Types of Life Insurance
Types of Life Insurance
Term insurance provides protection for a specific period of time and generally pays a benefit only if you die during the period of coverage, and does not accumulate cash value. Common terms are 1, 5, 10, 20, and 30 years. People often purchase term life insurance to cover shorter-term debts like a mortgage or car loan. While term life premiums are usually lower than other life premiums, they increase as you get older.
This type of insurance is usually bought by people in their "family forming" years. But it can be bought by anyone. Just remember age plays a big role in deciding life insurance premium costs.
What happens when the term runs out? Many policies will give you the option to renew your policy when you reach the end of the term. But you'll probably face much higher costs since age is one of key factors used to determine life insurance premiums.
Permanent Insurance provides protection for the span of your life. As long as you pay the premiums, the death benefit will be paid. If you do not plan to keep the policy for long term, you might want to look at other types of insurance.
Why would one need life long insurance? Most people feel they don't need life insurance after the kids have graduated and the mortgage has been paid off, but this is not the case. Your spouse will still have to deal with your final expenses as well as their own living expenses for however long they live without your help. For some that could be as much as 10 or 20 years.
This type of insurance also combines death benefits with the opportunity to build savings tax-deferred. Part of your premium payments are invested by the insurance company on your behalf. This builds up a cash value, which you can use in several different ways. You can take out a loan against the cash value of your policy, use the cash as extra retirement income, or subsidize expenses like college tuition. You may also be able to cancel, or surrender, the policy and receive the cash value as a lump sum. With all permanent life insurance policies, the cash value is different from the policy's face amount. Cash value is the amount available if you surrender a policy, while face amount is the money paid by the insurance company at your death.

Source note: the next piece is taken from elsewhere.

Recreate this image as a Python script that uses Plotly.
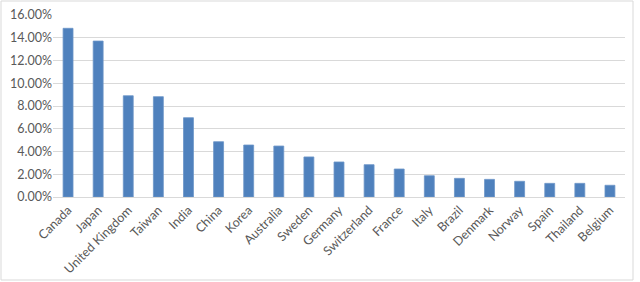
import plotly.graph_objects as go

countries = ["Canada", "Japan", "United Kingdom", "Taiwan", "India", "China", "Korea",
             "Australia", "Sweden", "Germany", "Switzerland", "France", "Italy", "Brazil",
             "Denmark", "Norway", "Spain", "Thailand", "Belgium"]
weights = [0.1483, 0.1371, 0.0890, 0.0882, 0.0697, 0.0486, 0.0457, 0.0448, 0.0352,
           0.0308, 0.0284, 0.0246, 0.0187, 0.0164, 0.0155, 0.0138, 0.0120, 0.0120, 0.0103]
y_ticks = [0, 0.02, 0.04, 0.06, 0.08, 0.10, 0.12, 0.14, 0.16]

fig = go.Figure(go.Bar(
    x=countries, y=weights,
    marker=dict(color="#4F81BD", line=dict(color="#6C95C8", width=0.8)),
))

W, H = 640, 282
L, R, T, B = 53, 15, 15, 85
pw, ph = W - L - R, H - T - B

def px_x(x):
    return (x - L) / pw

def px_y(y):
    return (H - B - y) / ph

fig.update_layout(
    width=W, height=H,
    margin=dict(l=L, r=R, t=T, b=B, autoexpand=False),
    paper_bgcolor="white", plot_bgcolor="white",
    showlegend=False,
    bargap=0.67,
    font=dict(family="Lato, Open Sans, sans-serif", size=12, color="#595959"),
    xaxis=dict(tickangle=-45, showgrid=False, showline=True, linecolor="#D9D9D9",
               linewidth=1, ticks="", tickfont=dict(size=12.5), automargin=False),
    yaxis=dict(range=[0, 0.16], tickvals=y_ticks, tickformat=".2%", showgrid=True,
               gridcolor="#D9D9D9", gridwidth=1, zeroline=False, ticks="",
               showline=False, tickfont=dict(size=12.5), automargin=False),
    shapes=[dict(type="rect", xref="paper", yref="paper",
                 x0=px_x(1), x1=px_x(633), y0=px_y(280), y1=px_y(1),
                 line=dict(color="#D9D9D9", width=1), layer="below")],
)

fig.write_html("out.html")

Premiums for permanent life insurance are generally higher than term life insurance because of the cash value. However, the younger you are when you buy the policy, the lower your premiums will be.
The Following are types of Permanent Life Insurance
Whole life insurance is in effect for an insured person's entire life. The amount of your premiums generally remains the same over the life of the policy and must be paid periodically for coverage to continue. The insurance company invests part of your premium in its general portfolio to build the cash value of your policy. The most common type of permanent insurance, whole life policies have a fixed guaranteed rate and guaranteed cash values.
Universal life insurance covers the entire life of the insured, as long as the premiums are paid. Premiums are split two ways: part of the premium covers the cost of the policy, and the remainder is invested in the insurance company's general portfolio to earn interest tax-deferred. This type of insurance usually guarantees a minimum interest rate on the balance that is invested. After your first premium payment, you can pay premiums at any time, in any amount that meets your policy's required minimum and maximum payment. You can also reduce or increase the death benefit more easily than with a whole life policy.
Variable life insurance is a type of whole life insurance that incorporates investing. You can invest your premiums in the stock, bond, and money market funds you choose from the insurance company's portfolio. While the cash value of variable life policies is not guaranteed, you have control over how your money is invested. The cash value and death benefit of your policy is determined by how well your investments are doing. This type of life insurance usually has fixed premiums.